In the original article’s feedback section, one Canadian stated that, “We are in the same boat my wife and I both have diabetes and she also has a chronic disability that requires medication that is very expensive. Our drug plan only covers half, so we can’t afford it all the time and she goes without it.” Other posts about the article echoed similar stories.
So, according to both studies, Canadians are nearly twice as likely to cut back on their diabetes treatment due to lack of money as diabetics in The United States. Keep in mind that Canadians are already paying a staggering amount of taxes each year for their own version of “universal health coverage”, yet the amount of diabetics who can’t afford adequate treatment in Canada is actually much higher than here. Does this mean that future changes to America’s health care coverage from a privatized system to a government-controlled system could result in an increase of cases where diabetics are unable to pay for their medications? Unfortunately, only time will tell.
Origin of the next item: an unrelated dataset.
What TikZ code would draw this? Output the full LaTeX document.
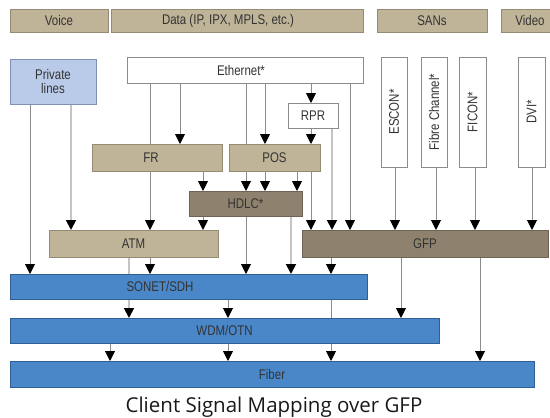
\documentclass[tikz,border=0pt]{standalone}
\usepackage{fontspec}
\setmainfont{Liberation Sans}
\newfontfamily\cond[FakeStretch=0.82]{Liberation Sans}
\newfontfamily\capfont{Open Sans}
\usetikzlibrary{arrows.meta,backgrounds}
\definecolor{tanF}{HTML}{BFB497}
\definecolor{tanD}{HTML}{958A74}
\definecolor{taupeF}{HTML}{8E826E}
\definecolor{taupeD}{HTML}{6E6453}
\definecolor{blueF}{HTML}{4A87C8}
\definecolor{blueD}{HTML}{2F5F93}
\definecolor{plF}{HTML}{BACBEA}
\definecolor{plD}{HTML}{8090B4}
\definecolor{txt}{HTML}{333333}
\definecolor{lineG}{HTML}{8C8C8C}
\definecolor{lineL}{HTML}{C4C4C4}
\tikzset{
  base/.style={draw, inner sep=0pt, outer sep=0pt, line width=0.9pt, font=\cond\fontsize{14}{16}\selectfont, text=txt},
  tanbox/.style={base, fill=tanF, draw=tanD},
  taupebox/.style={base, fill=taupeF, draw=taupeD},
  bluebox/.style={base, fill=blueF, draw=blueD},
  whitebox/.style={base, fill=white, draw=lineG},
  plbox/.style={base, fill=plF, draw=plD, align=center},
  arr/.style={draw=lineG, line width=0.9pt, -{Triangle[width=10pt,length=10pt,fill=black,color=black]}},
  arrL/.style={draw=lineL, line width=1.8pt, -{Triangle[width=10pt,length=10pt,fill=black,color=black]}},
  plain/.style={draw=lineG, line width=0.9pt},
}
\newcommand{\bx}[7]{\node[#6, minimum width={#4-#2}, minimum height={#5-#3}] (#1) at ({(#2+#4)/2},{(#3+#5)/2}) {#7};}
\begin{document}
\begin{tikzpicture}[x=1pt,y=-1pt]
\path[use as bounding box] (0,0) rectangle (550,418);
% top categories
\bx{voice}{10}{9}{108}{32}{tanbox}{Voice}
\bx{data}{111}{9}{363}{32}{tanbox}{}
\node[font=\cond\fontsize{14}{16}\selectfont, text=txt] (datat) at (228,20.5) {Data (IP, IPX, MPLS, etc.)};
\bx{sans}{377}{9}{487}{32}{tanbox}{SANs}
\bx{video}{501}{9}{562}{32}{tanbox}{}
\node[font=\cond\fontsize{14}{16}\selectfont, text=txt] (videot) at (530,20.5) {Video};
% sources
\bx{private}{10}{59}{96}{104}{plbox}{Private\\[-2pt]lines}
\bx{eth}{127}{57}{363}{83}{whitebox}{}
\node[font=\cond\fontsize{14}{16}\selectfont, text=txt] (etht) at (241,70) {Ethernet*};
\bx{rpr}{288}{103}{338}{128}{whitebox}{RPR}
\bx{escon}{381}{57}{407}{167}{whitebox}{\rotatebox{90}{ESCON*}}
\bx{fc}{421}{57}{447}{167}{whitebox}{\rotatebox{90}{Fibre Channel*}}
\bx{ficon}{459}{57}{486}{167}{whitebox}{\rotatebox{90}{FICON*}}
\bx{dvi}{518}{57}{545}{167}{whitebox}{\rotatebox{90}{DVI*}}
% adaptation
\bx{fr}{92}{144}{222}{171}{tanbox}{}
\node[font=\cond\fontsize{14}{16}\selectfont, text=txt] (frt) at (151,157.5) {FR};
\bx{pos}{229}{144}{320}{171}{tanbox}{POS}
\bx{hdlc}{189}{191}{302}{216}{taupebox}{HDLC*}
\bx{atm}{49}{230}{218}{257}{tanbox}{ATM}
\bx{gfp}{302}{230}{548}{257}{taupebox}{GFP}
% transport
\bx{sonet}{10}{274}{367}{299}{bluebox}{}
\node[font=\cond\fontsize{14}{16}\selectfont, text=txt] (sonett) at (160,286.5) {SONET/SDH};
\bx{wdm}{10}{318}{439}{343}{bluebox}{WDM/OTN}
\bx{fiber}{10}{361}{534}{387}{bluebox}{Fiber}
\node[font=\capfont\fontsize{20.5}{24}\selectfont, text=black!90] (cap) at (274,407) {Client Signal Mapping over GFP};
\begin{scope}[on background layer]
  \draw[arr]  (private.south -| 30,0) -- (sonet.north -| 30,0);
  \draw[arrL] (private.south -| 71,0) -- (atm.north -| 71,0);
  \draw[arr]  (eth.south -| 150,0) -- (atm.north -| 150,0);
  \draw[arr]  (eth.south -| 180,0) -- (fr.north -| 180,0);
  \draw[plain] (eth.south -| 246,0) -- (pos.north -| 246,0);
  \draw[arr]  (eth.south -| 265,0) -- (pos.north -| 265,0);
  \draw[arr]  (eth.south -| 311,0) -- (rpr.north -| 311,0);
  \draw[arr]  (eth.south -| 350,0) -- (gfp.north -| 350,0);
  \draw[arr]  (rpr.south -| 311,0) -- (pos.north -| 311,0);
  \draw[arrL] (rpr.south -| 332,0) -- (gfp.north -| 332,0);
  \draw[arr]  (fr.south -| 203,0) -- (hdlc.north -| 203,0);
  \draw[arr]  (pos.south -| 246,0) -- (hdlc.north -| 246,0);
  \draw[arr]  (pos.south -| 265,0) -- (hdlc.north -| 265,0);
  \draw[arr]  (pos.south -| 297,0) -- (hdlc.north -| 297,0);
  \draw[arr]  (pos.south -| 311,0) -- (gfp.north -| 311,0);
  \draw[arr]  (hdlc.south -| 203,0) -- (atm.north -| 203,0);
  \draw[arr]  (hdlc.south -| 246,0) -- (sonet.north -| 246,0);
  \draw[arrL] (hdlc.south -| 291,0) -- (sonet.north -| 291,0);
  \draw[arrL] (atm.south -| 129,0) -- (wdm.north -| 129,0);
  \draw[arr]  (atm.south -| 150,0) -- (sonet.north -| 150,0);
  \draw[arr]  (escon.south -| 395,0) -- (gfp.north -| 395,0);
  \draw[arr]  (fc.south -| 436,0) -- (gfp.north -| 436,0);
  \draw[arr]  (ficon.south -| 475,0) -- (gfp.north -| 475,0);
  \draw[arr]  (dvi.south -| 532,0) -- (gfp.north -| 532,0);
  \draw[arr]  (gfp.south -| 331,0) -- (sonet.north -| 331,0);
  \draw[arr]  (gfp.south -| 401,0) -- (wdm.north -| 401,0);
  \draw[arr]  (gfp.south -| 480,0) -- (fiber.north -| 480,0);
  \draw[arr]  (sonet.south -| 228,0) -- (wdm.north -| 228,0);
  \draw[arr]  (sonet.south -| 331,0) -- (fiber.north -| 331,0);
  \draw[arr]  (wdm.south -| 110,0) -- (fiber.north -| 110,0);
  \draw[arr]  (wdm.south -| 228,0) -- (fiber.north -| 228,0);
\end{scope}
\end{tikzpicture}
\end{document}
Yet Another Update!: June 8, 2010 – It seems that Canadians aren’t the only ones left out in the cold when it comes to having to pay for diabetes testing supplies under “universal healthncare”. We found this recent quote at the website of Diabetes Education Voices. “There is no insurance for glucose testing supplies in Taiwan – but the cost was 30-50% of typical non-covered U.S. drugstore costs.”
So, it seems that being able to “shop around” for the best deals on things like test strips is about the only “benefit” diabetics get under yet another country’s form of socialized medicine, or universal health care coverage. Either way you look at it, diabetics are the ones getting the short end of the stick.
Another, Another Update!: June 9, 2009 – I just ran across yet another story of how socialized medicine is failing diabetics. READ HERE about the story of an 8 year old boy in the U.K. who recently died from complications of diabetes after emergency dispatchers (they use 999 as opposed to 911 here in the U.S.) decided that he was not ill enough to warrant having an ambulance sent to take him to the hospital. The boy died two days later from diabetic ketoacidosis. If this had happened here in the United States, you could bet that someone would be getting sued. As it is, since the government was basically running the entire operation, no one is going to be held responsible. An inquiry has already been held in the matter. No one even lost their jobs over the incident.